Background information
- Born: Mark Anthony Maher Finley, New South Wales, Australia
- Instruments: Drums, vocals
- Years active: 1989–present

= Kram (musician) =

Australian musician

Mark Anthony Maher, better known by his stage name Kram, is an Australian musician and the drummer and singer of Spiderbait. His stage name is an anagram of his first name; "Kram" is simply "Mark" spelled backwards.
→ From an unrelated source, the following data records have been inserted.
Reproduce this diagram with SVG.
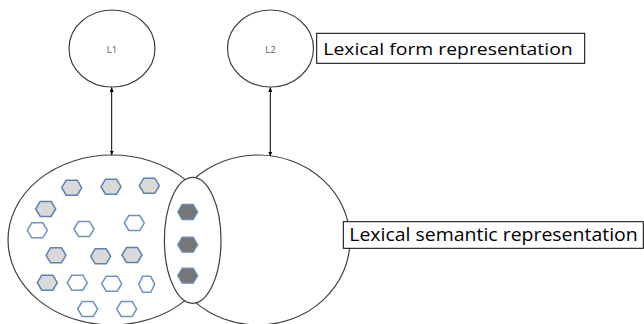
<svg xmlns="http://www.w3.org/2000/svg" width="644" height="324" viewBox="0 0 644 324">
  <defs>
    <style>
      .ring { fill: none; stroke: #404040; stroke-width: 1.2; }
      .core { fill: #ffffff; stroke: #404040; stroke-width: 1.2; }
      .box { fill: #ffffff; stroke: #000000; stroke-width: 1; }
      .lbl { font-family: "Open Sans", "Liberation Sans", sans-serif; fill: #000000; }
      .tag { font-family: "Open Sans", "Liberation Sans", sans-serif; font-size: 9.5px; fill: #595959; text-anchor: middle; }
      .link { stroke: #000000; stroke-width: 1; fill: none; marker-start: url(#tip); marker-end: url(#tip); }
      .hg { fill: #d9d9d9; stroke: #5b82b0; stroke-width: 1.5; }
      .hw { fill: #ffffff; stroke: #6e93c0; stroke-width: 1.5; }
      .hd { fill: #767676; stroke: #6a8fbd; stroke-width: 1.3; }
    </style>
    <marker id="tip" viewBox="0 0 10 10" refX="9" refY="5" markerWidth="5" markerHeight="5" orient="auto-start-reverse" markerUnits="userSpaceOnUse">
      <path d="M0,1 L10,5 L0,9 z" fill="#000000"/>
    </marker>
    <polygon id="hex" points="-10,0 -5.5,-7.5 5.5,-7.5 10,0 5.5,7.5 -5.5,7.5"/>
    <polygon id="hexn" points="-8,0 -4,-8 4,-8 8,0 4,8 -4,8"/>
  </defs>

  <!-- lexical form nodes -->
  <g id="node-L1">
    <ellipse class="ring" cx="112" cy="48.5" rx="43" ry="38.5"/>
    <text class="tag" x="112" y="53.3">L1</text>
  </g>
  <g id="node-L2">
    <ellipse class="ring" cx="270.5" cy="48.5" rx="43" ry="38.5"/>
    <text class="tag" x="270.5" y="53.3">L2</text>
  </g>

  <!-- label: form level -->
  <g id="label-form">
    <rect class="box" x="316.7" y="33.3" width="268" height="30"/>
    <text class="lbl" x="323.3" y="55" font-size="17" textLength="249.4" lengthAdjust="spacingAndGlyphs">Lexical form representation</text>
  </g>

  <!-- semantic stores -->
  <g id="node-sem-L1">
    <ellipse class="ring" cx="112" cy="240" rx="104" ry="85"/>
  </g>
  <g id="node-sem-L2">
    <ellipse class="ring" cx="258" cy="240" rx="92" ry="85"/>
  </g>
  <g id="node-shared">
    <ellipse class="core" cx="192.7" cy="240.3" rx="28.3" ry="63"/>
  </g>

  <!-- concept units in the L1 store -->
  <g id="units-L1">
    <use href="#hex" class="hg" x="71.7" y="187.7"/>
    <use href="#hex" class="hg" x="111" y="186.7"/>
    <use href="#hex" class="hg" x="149.3" y="185.7"/>
    <use href="#hex" class="hg" x="45.7" y="209"/>
    <use href="#hex" class="hw" x="37.3" y="230.3"/>
    <use href="#hex" class="hw" x="84" y="229"/>
    <use href="#hex" class="hw" x="134.3" y="223"/>
    <use href="#hex" class="hg" x="56" y="255.3"/>
    <use href="#hex" class="hg" x="100.7" y="256.3"/>
    <use href="#hex" class="hg" x="132" y="255"/>
    <use href="#hex" class="hg" x="47.3" y="282.7"/>
    <use href="#hex" class="hw" x="77.3" y="282.7"/>
    <use href="#hex" class="hw" x="111.7" y="283.7"/>
    <use href="#hexn" class="hw" x="146.7" y="284.3"/>
    <use href="#hex" class="hw" x="87.7" y="309"/>
    <use href="#hex" class="hw" x="126.7" y="309"/>
  </g>

  <!-- shared concept units -->
  <g id="units-shared">
    <use href="#hex" class="hd" x="187.7" y="212"/>
    <use href="#hex" class="hd" x="187.7" y="244.7"/>
    <use href="#hex" class="hd" x="187.7" y="275.7"/>
  </g>

  <!-- label: semantic level -->
  <g id="label-semantic">
    <rect class="box" x="343.3" y="221.7" width="300" height="26.6"/>
    <text class="lbl" x="349.3" y="240.7" font-size="18.5" textLength="288.4" lengthAdjust="spacingAndGlyphs">Lexical semantic representation</text>
  </g>

  <!-- form-to-meaning links -->
  <g id="connectors">
    <line class="link" x1="111.7" y1="87.5" x2="111.7" y2="155"/>
    <line class="link" x1="270.3" y1="87.5" x2="270.3" y2="156"/>
  </g>
</svg>
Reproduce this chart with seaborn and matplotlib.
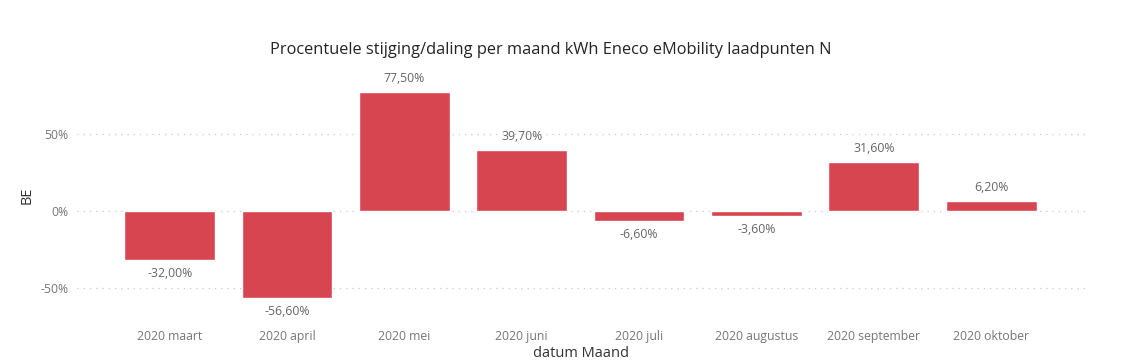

Kram has appeared at the 2005 benefit concert for the South-East Asian tsunami, WaveAid, as a member of supergroup the Wrights who performed Stevie Wright's three-part classic, "Evie".

His debut solo album, Mix Tape, was released on 13 March 2009. He has made guest appearances on the television shows' Talkin' 'Bout Your Generation and Good News Week, both on Network Ten, and Spicks & Specks on the ABC.

==Discography==
===Albums===

List of albums, with selected chart positions
| Title | Album details | Peak chart positions |
AUS
| Mix Tape | Released: March 2009; Label: Island Australia; Format: CD, digital; | 30 |

==Appearances in other media==
- "The Best Thing" was used in the film Takers (2010).
- "Satellite" was used in the film Easy A (2010).
- "Silk Suits" was used in the CBS TV series Hawaii Five-0 (2010–present), episode 1x10 (Heihei Race), 22 November 2010.
- "Good Love" was used in the film This Means War (2012).
- "Good Love" was also used in Colin McRae's Dirt 2 as part of the in-game soundtrack.
- "Burnin Sands" was used in Suits season 1 episode 2 "Errors and Omissions" (2011) in the locker room scene.